A lo largo del pasillo que unía el lugar donde se fabricaban los dulces y el sitio donde los clientes se los llevaban, circulaban grandes bandejas y cajas con las mercancías, derramando aromas por la vivienda. Azúcar respirable por cuerpos siempre endulzados.

Cada día desayunaba en la cocina de mi casa, casualmente dentro del obrador, cerca del gran horno de leña donde bollería, bizcochos y pastas, recibían su toque final. Mientras tomaba mi café con leche y algún producto de aquella manufactura, fisgaba al maestro Ferrero haciendo cremas, hojaldres o bizcochos borrachos. No menos activos andaban por allí Esteban y Paco, colaborando en tareas complementarias. La gata negra y yo éramos espectadores silenciosos, con los ojos bien abiertos, de aquel arte suculento ceñido a rutinas centenarias y experta profesionalidad.

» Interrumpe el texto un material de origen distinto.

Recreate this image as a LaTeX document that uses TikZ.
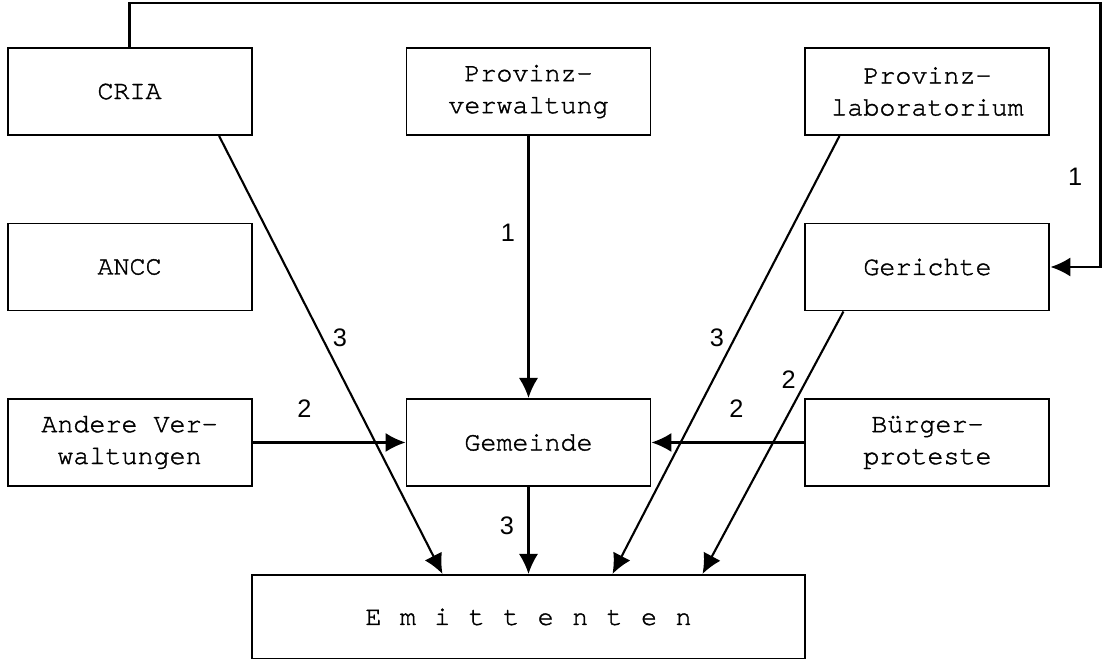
\documentclass[tikz,border=0pt]{standalone}
\usepackage{fontspec}
\usepackage{tikz}
\usetikzlibrary{positioning, arrows.meta}
\usetikzlibrary{matrix}
\newfontfamily\numfont{Liberation Sans}
\newfontfamily\typefont[FakeBold=1.4]{texgyrecursor-regular.otf}
\newcommand\boxfont{\typefont\fontsize{19}{22.7}\selectfont}

\begin{document}
\begin{tikzpicture}[
    orgbox/.style={draw, line width=1.4pt, minimum width=6.1cm, minimum height=2.175cm, align=center, font=\boxfont},
    flow/.style={line width=1.5pt, -{Latex[length=5mm,width=4.8mm]}},
    num/.style={font=\numfont\fontsize{18}{20}\selectfont, inner sep=0pt}]
    \useasboundingbox (-13.2125,-9.775) rectangle (14.3875,6.675);
    \matrix (org) [column sep=3.825cm, row sep=2.1625cm]
    {%
        \node[orgbox] (cria) {CRIA}; &
        \node[orgbox] (prov) {Provinz-\\verwaltung}; &
        \node[orgbox] (lab) {Provinz-\\laboratorium}; \\
        \node[orgbox] (ancc) {ANCC}; & &
        \node[orgbox] (court) {Gerichte}; \\
        \node[orgbox] (other) {Andere Ver-\\waltungen}; &
        \node[orgbox] (town) {Gemeinde}; &
        \node[orgbox] (protest) {Bürger-\\proteste}; \\
    };
    \node[orgbox, minimum width=13.825cm, minimum height=2.1cm, below=2.175cm of town] (emit) {\spaceskip=0.69em E m i t t e n t e n};
    \coordinate (turn) at ([xshift=1.25cm]court.east);

    \path[flow]
        (prov) edge node[num, pos=0.37, left=3.1mm] {1} (town)
        (town) edge node[num, pos=0.45, left=3.4mm] {3} (emit)
        (other) edge node[num, pos=0.34, above=6mm] {2} (town)
        (protest) edge node[num, pos=0.445, above=6mm] {2} (town)
        ([xshift=2.24cm]cria.south) edge node[num, pos=0.46, right=2.5mm] {3} ([xshift=-2.15cm]emit.north)
        ([xshift=-2.2cm]lab.south) edge node[num, pos=0.46, left=2.5mm] {3} ([xshift=2.1cm]emit.north)
        ([xshift=-2.1cm]court.south) edge node[num, pos=0.26, left=2.5mm] {2} ([xshift=4.35cm]emit.north);
    \draw[flow] (cria.north) -- ++(0,1.1) -| node[num, pos=0.83, left=4.3mm] {1} (turn) -- (court.east);
\end{tikzpicture}
\end{document}
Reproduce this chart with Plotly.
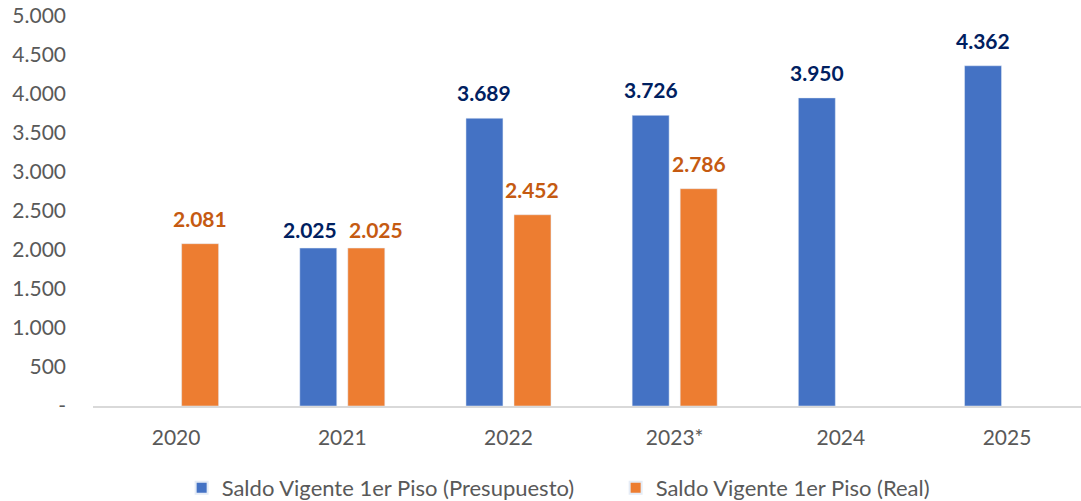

En el resto de la casa, en nuestra vivienda, también había lugares destinados al negocio. Al lado de los dormitorios, una pequeña habitación hecha estanterías, almacenaba montones de resmas de papel timbrado de envolver, bandejas y cajas de cartón para armar, bombones y caramelos a granel y más cosas que no recuerdo. En otro espacio algo extraño, con ventanilla al portal de la casa, había trastos domésticos y  un  armario alto y estrecho lleno de cachivaches diversos. Tapado por ese armatoste, escondido, había un aguardillado pasillito que ocultaba varios sacos de azúcar y de harina, indispensables para la actividad, pero de comercio legalmente prohibido, aunque tolerado, y más, en la práctica.  Rutina de hipocresía establecida.

Bajando de los famosos Cerros, asocio las pastillas amarillas de hoy al azúcar respirado antaño. Tengo que pensar seriamente a que parte de mi vida debo asociar las otras ocho pastillas que rutinariamente  distribuyo a lo largo del día siguiendo pautas recibidas. Ando dando vueltas también a lo que todavía recuerdo de mi cursada asignatura de Resistencia de Materiales. Puede ser que mi materia prima tenga obsolescencia programada o que me aburro demasiado y ando buscando tres pies al gato.

Esto de pensar y pensar es una puñetera rutina que no se me pasa. Tendré que buscar una pastilla que al menos evite los daños colaterales. Ya hace un par de siglos hablaban de la funesta manía de pensar.